INSTRUCTION » Pick out every line of the entries below where "this" occurs, and copy those lines.

RECORDS SUPPLIED »
-- START --

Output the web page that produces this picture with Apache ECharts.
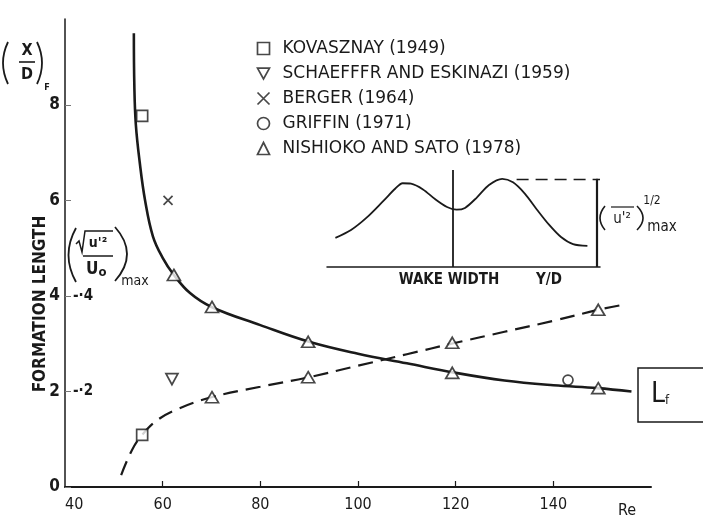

-- END --
-- START --

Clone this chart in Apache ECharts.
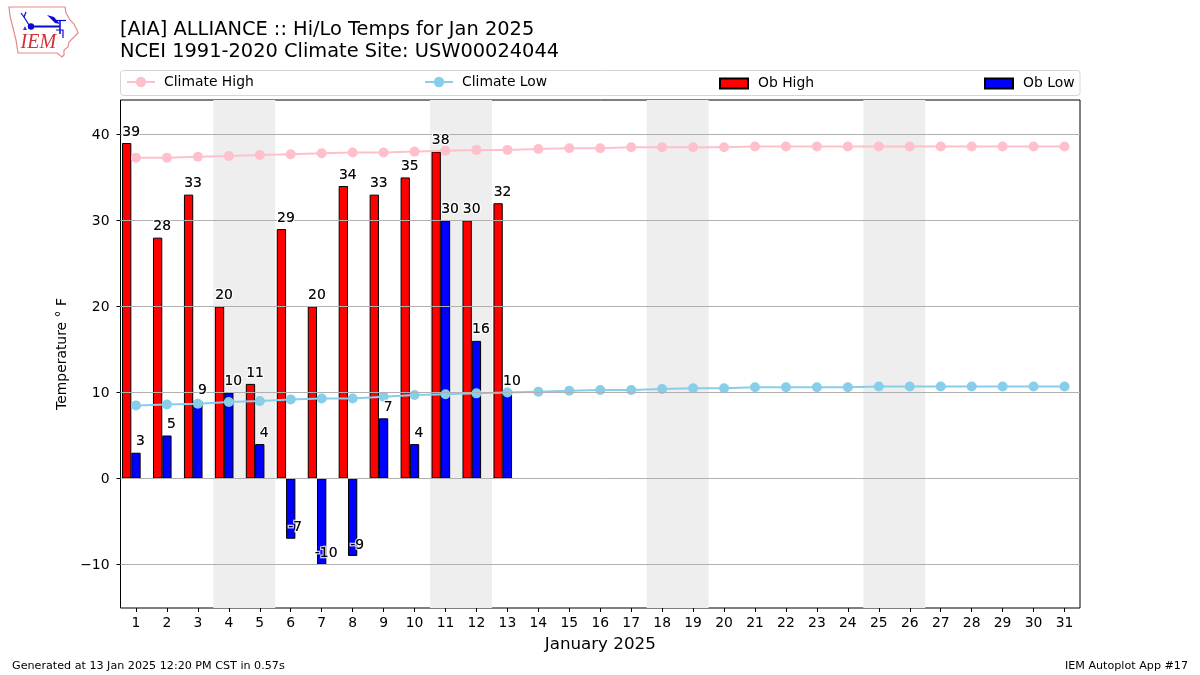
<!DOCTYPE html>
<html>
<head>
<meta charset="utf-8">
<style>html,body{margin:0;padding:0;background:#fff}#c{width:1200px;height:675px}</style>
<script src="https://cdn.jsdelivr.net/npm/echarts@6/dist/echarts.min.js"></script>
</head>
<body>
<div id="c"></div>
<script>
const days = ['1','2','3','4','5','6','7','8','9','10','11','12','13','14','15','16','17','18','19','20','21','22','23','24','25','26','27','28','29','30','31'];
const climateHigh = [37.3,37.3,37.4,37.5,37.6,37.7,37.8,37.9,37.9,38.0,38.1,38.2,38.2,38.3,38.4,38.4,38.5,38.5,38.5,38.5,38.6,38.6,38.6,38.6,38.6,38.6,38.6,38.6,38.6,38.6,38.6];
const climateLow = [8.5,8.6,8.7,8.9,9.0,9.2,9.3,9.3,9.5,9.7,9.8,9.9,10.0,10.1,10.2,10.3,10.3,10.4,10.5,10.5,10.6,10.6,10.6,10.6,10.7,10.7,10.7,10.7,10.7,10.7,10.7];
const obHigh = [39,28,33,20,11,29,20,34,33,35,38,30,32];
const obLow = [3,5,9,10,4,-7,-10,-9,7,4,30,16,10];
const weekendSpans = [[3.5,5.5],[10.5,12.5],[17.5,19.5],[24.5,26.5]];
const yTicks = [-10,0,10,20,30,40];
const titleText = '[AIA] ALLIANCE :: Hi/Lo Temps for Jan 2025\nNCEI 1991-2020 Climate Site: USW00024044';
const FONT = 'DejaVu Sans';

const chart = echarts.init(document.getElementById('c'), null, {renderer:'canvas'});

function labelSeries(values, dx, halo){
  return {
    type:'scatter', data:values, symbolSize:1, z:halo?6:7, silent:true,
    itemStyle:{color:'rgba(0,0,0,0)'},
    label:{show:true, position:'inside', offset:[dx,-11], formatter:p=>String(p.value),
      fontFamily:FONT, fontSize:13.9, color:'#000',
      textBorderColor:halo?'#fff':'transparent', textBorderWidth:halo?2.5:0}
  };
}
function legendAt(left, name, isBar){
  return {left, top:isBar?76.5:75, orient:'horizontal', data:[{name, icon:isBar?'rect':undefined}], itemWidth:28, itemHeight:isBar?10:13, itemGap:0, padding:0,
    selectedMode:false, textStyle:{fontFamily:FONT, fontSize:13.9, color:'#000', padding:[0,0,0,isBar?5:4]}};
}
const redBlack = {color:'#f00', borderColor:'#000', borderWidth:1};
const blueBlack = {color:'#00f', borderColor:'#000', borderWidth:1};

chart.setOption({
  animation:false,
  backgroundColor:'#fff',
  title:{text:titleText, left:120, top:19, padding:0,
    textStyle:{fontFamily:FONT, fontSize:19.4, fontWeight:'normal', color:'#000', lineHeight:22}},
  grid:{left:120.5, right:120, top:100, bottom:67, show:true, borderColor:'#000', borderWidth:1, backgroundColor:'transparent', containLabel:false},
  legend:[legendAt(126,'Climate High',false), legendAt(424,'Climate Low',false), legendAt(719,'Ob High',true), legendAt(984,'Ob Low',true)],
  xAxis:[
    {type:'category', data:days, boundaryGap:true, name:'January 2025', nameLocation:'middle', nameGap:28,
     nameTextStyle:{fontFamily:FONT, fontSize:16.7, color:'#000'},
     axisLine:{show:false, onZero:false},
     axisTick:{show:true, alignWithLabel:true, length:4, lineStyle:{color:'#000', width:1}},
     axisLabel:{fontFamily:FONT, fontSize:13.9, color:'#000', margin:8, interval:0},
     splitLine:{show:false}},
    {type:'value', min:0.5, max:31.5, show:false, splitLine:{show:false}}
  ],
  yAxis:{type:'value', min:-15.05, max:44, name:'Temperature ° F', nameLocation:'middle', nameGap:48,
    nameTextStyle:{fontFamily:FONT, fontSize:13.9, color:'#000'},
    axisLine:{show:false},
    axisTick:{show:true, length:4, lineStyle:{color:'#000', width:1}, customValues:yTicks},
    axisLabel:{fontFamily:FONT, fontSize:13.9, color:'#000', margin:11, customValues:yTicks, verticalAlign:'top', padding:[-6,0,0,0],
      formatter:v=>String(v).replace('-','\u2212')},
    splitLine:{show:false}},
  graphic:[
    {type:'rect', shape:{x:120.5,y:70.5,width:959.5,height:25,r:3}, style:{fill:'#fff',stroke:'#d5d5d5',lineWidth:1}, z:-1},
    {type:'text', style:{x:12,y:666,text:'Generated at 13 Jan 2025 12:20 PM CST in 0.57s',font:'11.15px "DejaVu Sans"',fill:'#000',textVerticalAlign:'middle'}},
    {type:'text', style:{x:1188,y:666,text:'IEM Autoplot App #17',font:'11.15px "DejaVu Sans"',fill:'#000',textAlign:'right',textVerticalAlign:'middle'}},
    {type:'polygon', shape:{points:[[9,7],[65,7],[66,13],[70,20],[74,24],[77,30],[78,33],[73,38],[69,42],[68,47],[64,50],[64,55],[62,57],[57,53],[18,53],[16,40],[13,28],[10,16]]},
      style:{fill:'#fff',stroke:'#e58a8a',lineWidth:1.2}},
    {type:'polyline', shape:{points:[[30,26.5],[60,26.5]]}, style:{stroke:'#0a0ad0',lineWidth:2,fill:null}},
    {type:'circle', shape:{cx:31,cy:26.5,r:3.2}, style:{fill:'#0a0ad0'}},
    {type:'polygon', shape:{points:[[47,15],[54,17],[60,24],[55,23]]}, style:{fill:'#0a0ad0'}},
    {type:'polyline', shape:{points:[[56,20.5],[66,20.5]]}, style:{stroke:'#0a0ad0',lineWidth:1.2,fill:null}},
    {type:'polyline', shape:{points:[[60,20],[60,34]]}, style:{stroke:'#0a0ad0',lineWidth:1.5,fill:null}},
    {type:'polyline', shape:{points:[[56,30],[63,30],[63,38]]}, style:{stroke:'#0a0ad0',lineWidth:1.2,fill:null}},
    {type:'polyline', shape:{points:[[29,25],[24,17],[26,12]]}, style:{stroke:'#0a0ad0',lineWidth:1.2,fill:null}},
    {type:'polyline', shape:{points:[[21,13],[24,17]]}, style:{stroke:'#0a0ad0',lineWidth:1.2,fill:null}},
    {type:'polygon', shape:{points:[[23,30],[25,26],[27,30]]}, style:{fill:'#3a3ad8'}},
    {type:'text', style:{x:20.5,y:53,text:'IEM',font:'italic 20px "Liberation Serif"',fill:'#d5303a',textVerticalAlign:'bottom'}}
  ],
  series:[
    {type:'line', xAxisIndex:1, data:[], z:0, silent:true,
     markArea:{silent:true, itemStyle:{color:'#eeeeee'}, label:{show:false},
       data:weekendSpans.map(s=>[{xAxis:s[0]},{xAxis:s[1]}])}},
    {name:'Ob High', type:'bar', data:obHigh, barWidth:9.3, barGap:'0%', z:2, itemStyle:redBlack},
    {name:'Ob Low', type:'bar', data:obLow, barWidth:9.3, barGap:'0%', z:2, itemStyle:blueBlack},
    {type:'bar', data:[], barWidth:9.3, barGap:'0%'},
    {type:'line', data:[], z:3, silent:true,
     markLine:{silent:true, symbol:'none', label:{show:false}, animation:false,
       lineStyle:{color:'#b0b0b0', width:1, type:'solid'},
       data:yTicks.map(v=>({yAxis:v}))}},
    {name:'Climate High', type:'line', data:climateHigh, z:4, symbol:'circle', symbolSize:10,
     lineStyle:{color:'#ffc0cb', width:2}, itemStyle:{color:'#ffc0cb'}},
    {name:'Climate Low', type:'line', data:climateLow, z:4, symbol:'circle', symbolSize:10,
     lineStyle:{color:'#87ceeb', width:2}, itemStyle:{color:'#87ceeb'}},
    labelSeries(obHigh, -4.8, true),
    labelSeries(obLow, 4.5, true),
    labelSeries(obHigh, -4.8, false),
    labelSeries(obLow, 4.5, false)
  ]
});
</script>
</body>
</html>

-- END --

FINISHED ANSWER »
Output the web page that produces this picture with Apache ECharts.
Clone this chart in Apache ECharts.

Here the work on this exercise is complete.